UNITED STATES DISTRICT COURT EASTERN DISTRICT OF NEW YORK
February 7, 2007
COY HUGGINS, PETITIONER,
RICHARD A. GIRDICK, SUPERINTENDENT OF UPSTATE CORRECTIONAL FACILITY, RESPONDENT.
The opinion of the court was delivered by: Gershon, United States District Judge
Petitioner Coy Huggins objects to so much of the Report and Recommendation of Magistrate Judge Pohorelsky, dated January 2, 2007, that held that he was not entitled to a lawyer at his lineup. By extension, petitioner also claims that his counsel was ineffective for failing to complain about the absence of a lawyer at the lineup.
I have carefully reviewed the documents which the petitioner has submitted in support of his objection, as well as the other portions of the record that affect his claim. Based upon that review and the applicable case law, I conclude that Magistrate Judge Pohorelsky was entirely correct. Petitioner has confused his Fifth Amendment due process rights, as set forth in Miranda v. Arizona, 384 U.S. 436 (1966), which allowed him to decline to speak to law enforcement officialsin the absence of counsel, and his Sixth Amendment right to counsel "[i]n all criminal prosecutions." Under the Sixth Amendment, a defendant has no constitutional right to counsel at an investigatory lineup, that is, a lineup conducted before formal charges are brought. Even where, as here, a defendant is under arrest at the time he appeared in the lineup, "[i]t is well established that under the Sixth Amendment an individual's right to counsel only attaches when 'formal adversarial judicial proceedings' have been initiated against him." Taylor v. Kuhlmann, 36 F. Supp. 2d 534, 548 (E.D.N.Y. 1999). See also Kirby v. Illinois, 406 U.S. 682, 688 (1972); Claudio v. Scully, 982 F.2d 798, 802 (2d Cir. 1992); Horn v. Smith, No. 94 Civ. 2781, 1997 WL 391461, at *3 (E.D.N.Y July 7, 1997). For purposes of evaluating when a defendant's Sixth Amendment right to counsel attaches, federal courts generally look to state law to determine when the adversarial judicial process has commenced. Meadows v. Kuhlmann, 812 F.2d 72, 76 (2d Cir. 1987). In People v. Hawkins, 55 N.Y.2d 474, 487 (1982), the New York Court of Appeals held that, absent the initiation of formal judicial proceedings, a post-arrest investigatory lineup does not trigger a Sixth Amendment right to counsel.

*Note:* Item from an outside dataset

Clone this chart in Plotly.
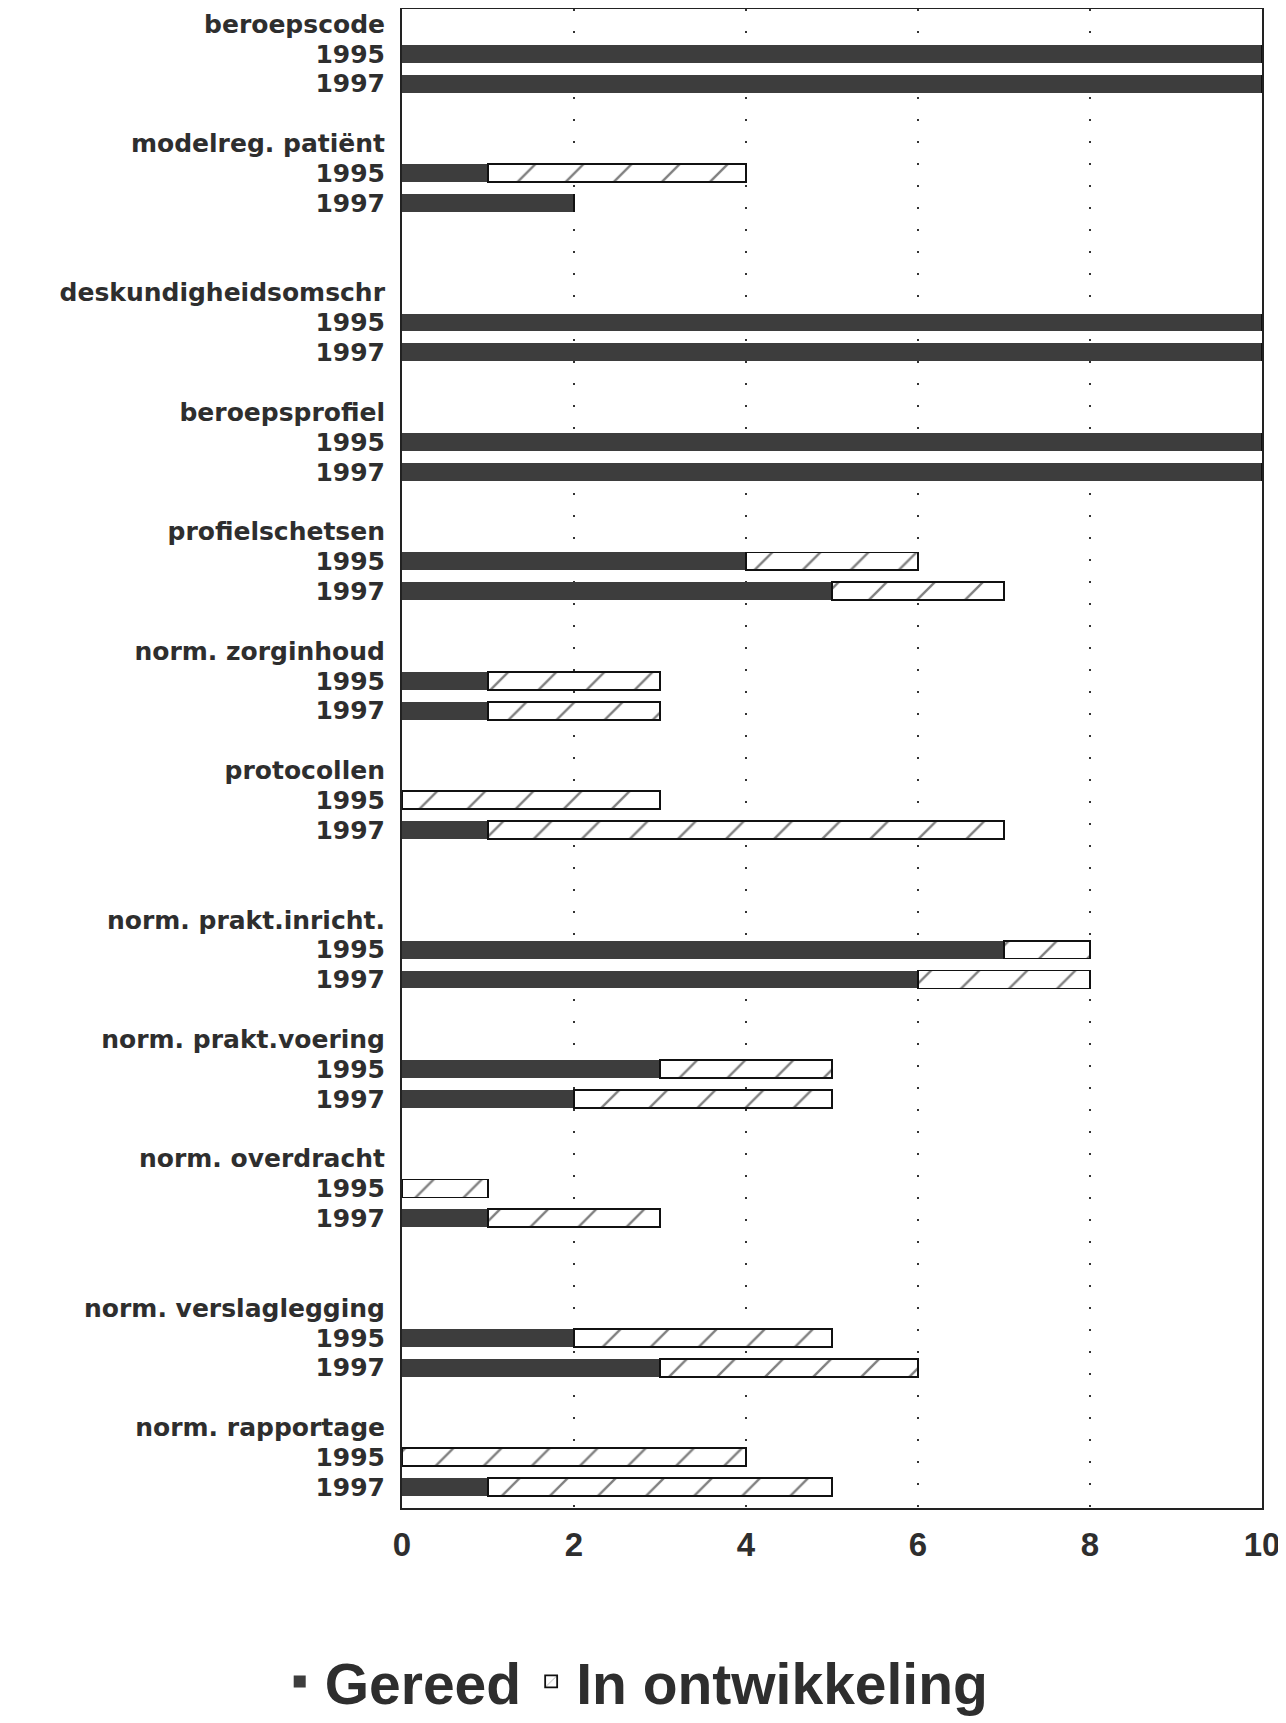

Petitioner's arrest occurred shortly after the crime was committed, in the absence of an arrest warrant. Only after the lineup were formal adversarial judicial proceedings brought against him. Petitioner'sSixth Amendment right to counsel had not attached at the time of the lineup. Therefore, his counsel was not ineffective forfailing to argue otherwise.
Accordingly, petitioner's application for a writ of habeas corpus is denied. Since petitioner has failed to make a substantial showing of the denial of a constitutional right, a certificate of appealability shall not issue. The Clerk of Court is directed to enter judgment for respondent.